I have a confession to make. I’m not a big fan of the cupcake and it is highly unlikely that you’ll ever find a cupcake recipe on this blog. I appreciate that cupcakes are lovely to look at and if someone brought me one from say, The Hummingbird Bakery, I’d eat it. What I really like to make at home though are proper, family sized cakes; the kind you can tuck into with a cup of tea in the afternoon, or give to your children with a glass of cold milk as the perfect after school treat.
Whenever I go over to Lincolnshire to see my parents, I like to take them one those ‘afternoon tea’ type cakes and this is the recipe for last week’s offering.

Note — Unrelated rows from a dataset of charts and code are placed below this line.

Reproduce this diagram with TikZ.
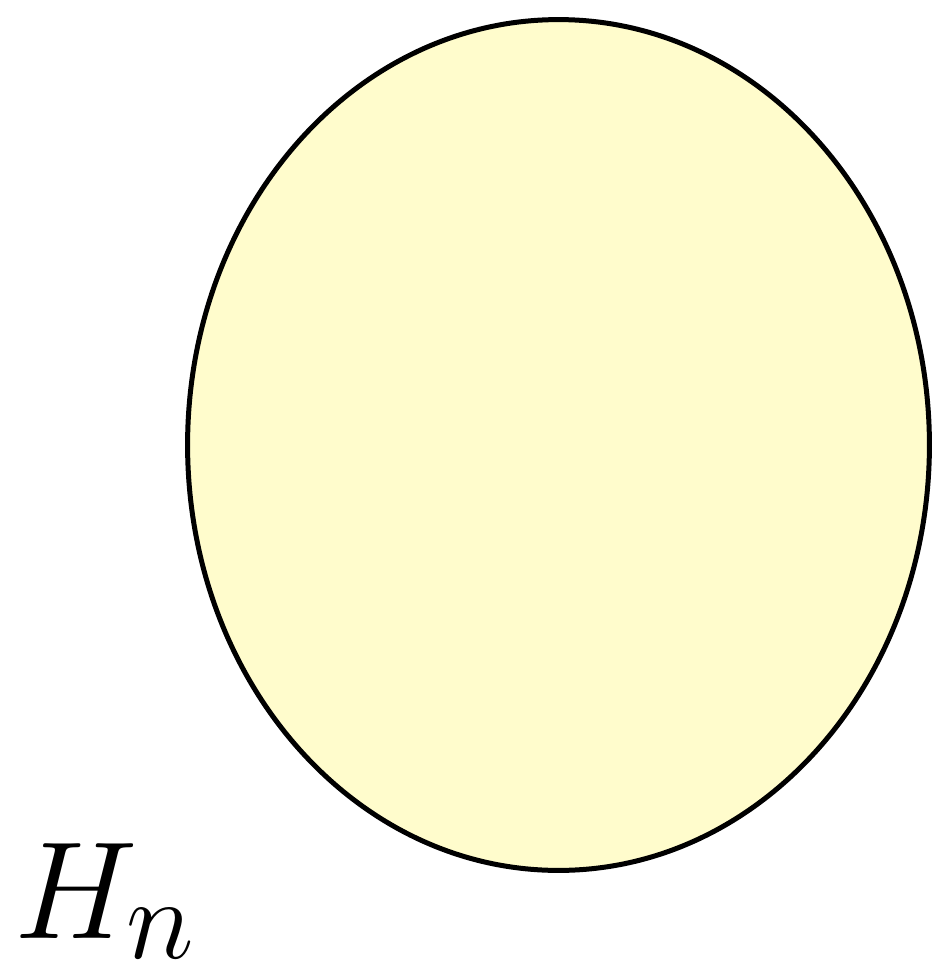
\documentclass[tikz,border=0pt]{standalone}
\usepackage{graphicx}
\usetikzlibrary{shapes.geometric}
\definecolor{paleyellow}{HTML}{FFFCCC}
\tikzset{
	blob/.style={ellipse, draw, line width=0.1cm, fill=paleyellow, inner sep=0pt,
		minimum width=14.84cm, minimum height=17.02cm},
	biglabel/.style={inner sep=0pt, anchor=base west, font=\Huge}
}
\begin{document}
\begin{tikzpicture}[x=0.02cm, y=-0.02cm]
	\useasboundingbox (0,0) rectangle (934,964);
	\node[blob] (set) at (558.5,445) {};
	\node[biglabel] (name) at (14,938) {\scalebox{3.175}{$H_n$}};
\end{tikzpicture}
\end{document}
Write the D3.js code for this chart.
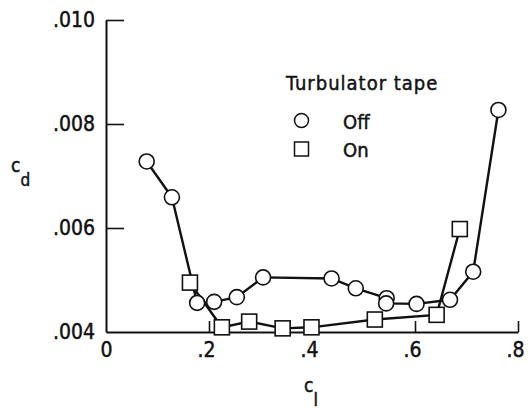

It was a resounding hit!
You will need …
- 225g wholemeal flour
- 1 teaspoon of baking powder
- 2 teaspoons of ground mixed spice
- A pinch of sea salt
- 200g soft Agen prunes – stoned and chopped into chunks
- 200g dried apricots
- 50g golden sultanas
- 75ml orange juice
- 200g unsalted butter
- 200g muscovado sugar
- 4 eggs
- 2 generous tablespoons of orange marmalade
- Chop the apricots into medium sized chunks and soak them with the sultanas in the orange juice. If you warm it gently it will soak in more quickly. For best results, soak the fruit a couple of hours before making the cake until all the liquid has absorbed.
- Preheat the oven to 160C.
- Grease a 20cm springform cake tin and line with baking parchment.
- The orange juice should have soaked into the fruit by now but if it hasn’t, pour away any excess, add the chopped prunes and mix with the marmalade.
- Cream the butter and sugar together until light and fluffy.
- Beat the eggs in one by one and add a tablespoon of the flour to each one to avoid it splitting.
- Fold in the remaining flour, salt, baking powder and mixed spice. The mixture should be stiff enough to stop the fruit from sinking to the bottom.
- Gently fold in the fruit so as not to knock the air out.
- Spoon the mixture into the cake tin and bake it in the oven for an hour and half or until a skewer inserted into the centre comes out clean.
- Leave the cake to cool on a rack before turning it out.
- Dust with a little icing sugar once it’s completely cool.
- Keeps well in a tin for at least a week but, trust me, it’s so yummy it won’t last that long!
- I have also used this as a Christmas cake by adding stars and hearts cut out on white marzipan.